Originaltitel: O ÚTIMO AZUL
Brasilien/Mexiko/Chile/NL 2025, 86 min
Verleih: Alamode
Genre: Satire, Science Fiction, Drama
Darsteller: Denise Weinberg, Rodrigo Santoro, Miriam Socarrás
Regie: Gabriel Mascaro
Kinostart: 25.09.25
Warum sollte immer nur die Jugend aufbrechen dürfen zu neuen Ufern oder rebellieren gegen die etablierten Verhältnisse? Die 77jährige Tereza jedenfalls will sich nicht damit abfinden, daß sie demnächst für immer in „die Kolonie“ muß. In dieser dystopischen Version Brasiliens ist das ein Ort, wohin alte Leute abgeschoben werden, damit sie nicht die Produktivität der übrigen Gesellschaft einschränken. Beworben wird dieses Gefängnis als Erholungsort für das „lebende Nationalerbe“ des Landes. In der Realität herrschen Windelzwang und Bevormundung, wenn nicht Schlimmeres.
Tereza hat die Alters-Aussortierungsgrenze bereits überschritten, da interessiert es nicht, daß sie noch selbständig ihren Alltag regelt und in ihrer kleinen Stadt im Amazonasgebiet in einer Krokodilschlachterei arbeitet. Dabei hat die resolute Seniorin noch was vor, Fliegen zum Beispiel, aber einen Flug darf sie ohne das Einverständnis ihrer Tochter nicht buchen, auch keine Busfahrkarte. Also muß sich Tereza zwangsläufig auf Routen abseits der Legalität begeben. Entlang des Weges trifft sie auf allerlei Gestalten wie den liebeskranken Schmuggler Cadu, der ihr das Geheimnis der blauen Amazonasschnecke verrät. Ihr Schleim ins Auge geträufelt, verrät angeblich die Zukunft.

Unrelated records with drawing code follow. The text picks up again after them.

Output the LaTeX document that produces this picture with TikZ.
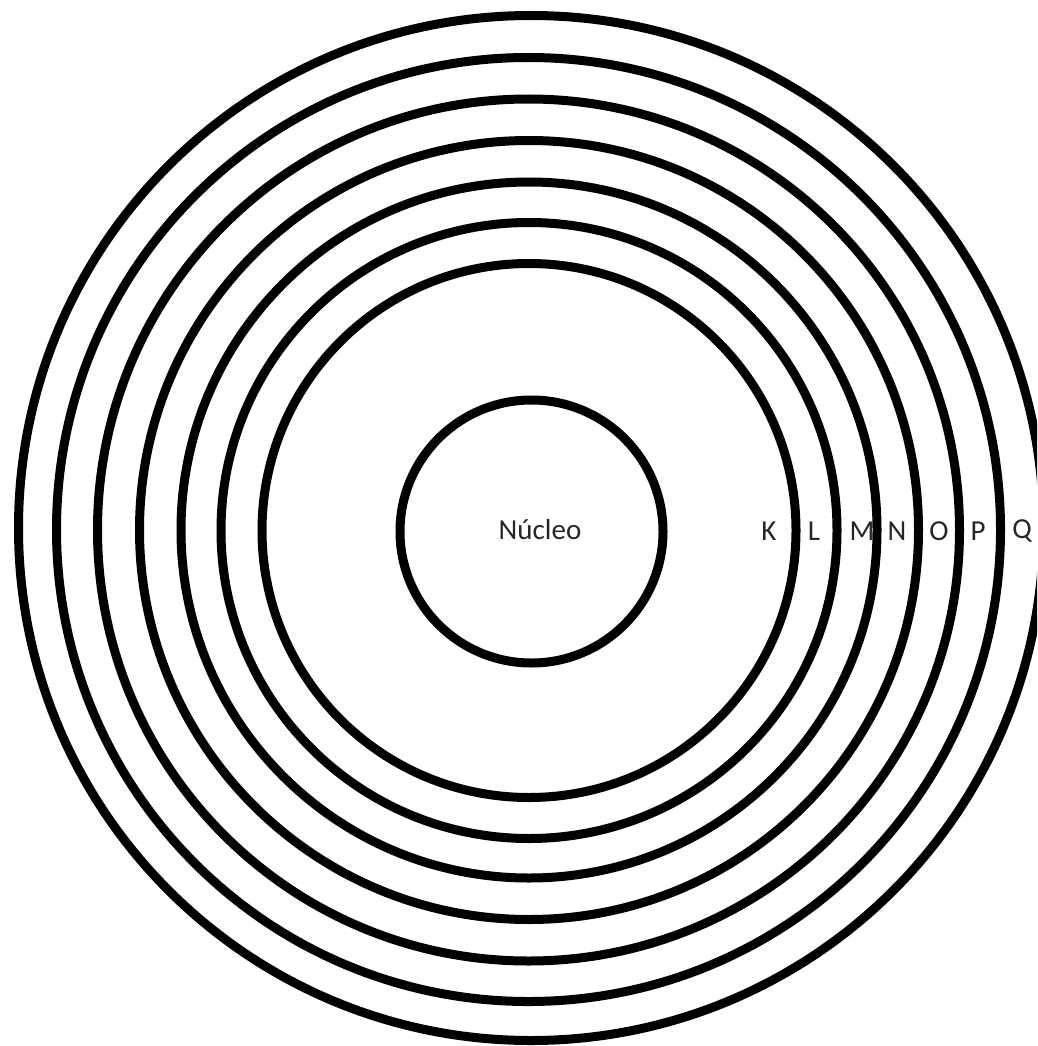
\documentclass[tikz,border=0pt]{standalone}
\usepackage{fontspec}
\setmainfont{Carlito}
\begin{document}
\begin{tikzpicture}[x=1pt,y=-1pt,
  shell/.style={circle, draw=black, line width=9pt, inner sep=0pt, minimum size=#1},
  lbl/.style={font=\fontsize{29}{32}\selectfont, text=black!85, inner sep=0pt}]
\useasboundingbox (0,0) rectangle (1037,1046);
\clip (0,0) rectangle (1037,1046);
\node[shell=263pt] (nucleo) at (531.5,531.5) {};
\node[shell=534pt] (K) at (529,530.5) {};
\node[shell=616pt] (L) at (529,530.5) {};
\node[shell=696pt] (M) at (529,530) {};
\node[shell=779pt] (N) at (529,530) {};
\node[shell=862pt] (O) at (528.5,530) {};
\node[shell=944pt] (P) at (528.5,529.5) {};
\node[shell=1025pt] (Q) at (531,528) {};
\node[lbl] (tn) at (540,530) {Núcleo};
\node[lbl] (tK) at (769,531) {K};
\node[lbl] (tL) at (814,531) {L};
\node[lbl] (tM) at (862,531) {M};
\node[lbl] (tN) at (897,531) {N};
\node[lbl] (tO) at (939,531) {O};
\node[lbl] (tP) at (978,531) {P};
\node[lbl] (tQ) at (1022,531) {Q};
\end{tikzpicture}
\end{document}
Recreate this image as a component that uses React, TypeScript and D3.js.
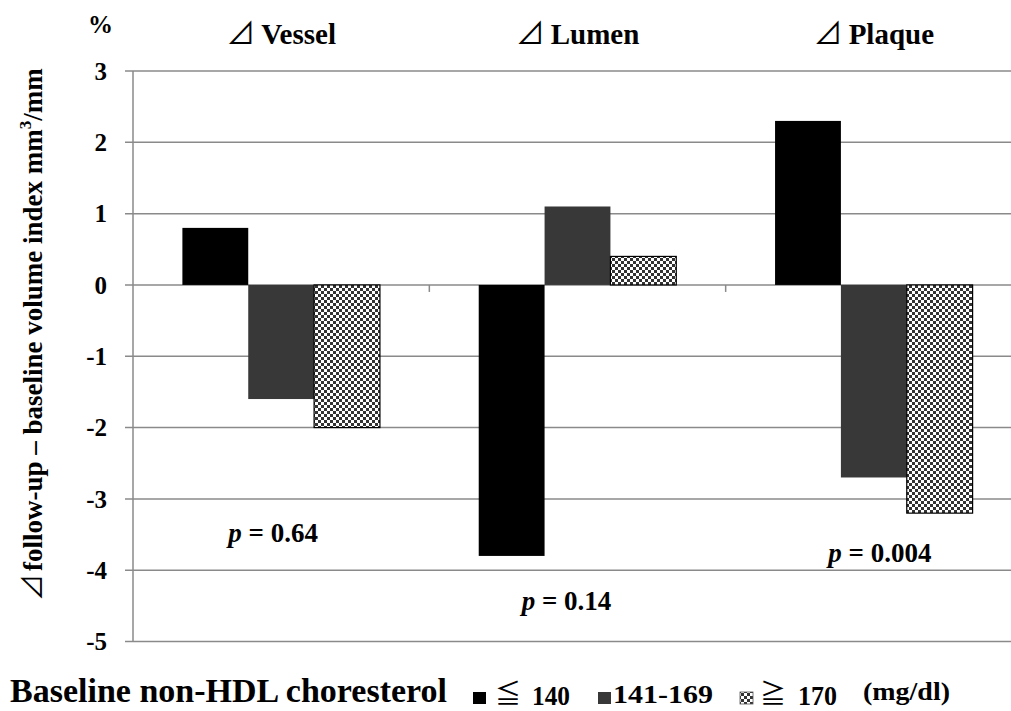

Die phantastische Denise Weinberg verkörpert diese Rebellin wider Willen mit knurriger Grandezza und einer Sinnlichkeit, die älteren Menschen im Kino sonst kaum zugestanden wird. Man sieht ihr sehr gern dabei zu, wie sie das Leben noch einmal ganz neu entdeckt. Regisseur Gabriel Mascaro verläßt sich auf die Glaubwürdigkeit seiner Hauptdarstellerin und verzichtet auf technische Spielereien, um seine Zukunftssatire zu illustrieren. Um seine Vision zu skizzieren reichen ihm Flugzeuge, die Parolen über den Himmel ziehen: „Die Zukunft gehört allen.“ Oder die „Altenabschlepper“: Autos mit einem Käfig hinten dran, in denen widerspenstige Rentner eingefangen werden.
Mit Terezas Aufbruch ins Ungewisse wird DAS TIEFSTE BLAU zunehmend surrealer. Der Film findet traumhafte Bilder, die das Absurde im Alltag einfangen: geschlachtete Krokodile, die am Haken hängen, ein verlassener Freizeitpark, ein Bootscasino mitten im Amazonas. Und er ist eine Liebeserklärung an den sich ewig windenden Fluß, der in jeder Kurve das Versprechen eines Neuanfangs gibt. In dieser Überzeugung, daß man nie zu alt ist, um zu träumen, liegt ein wohltuender Optimismus.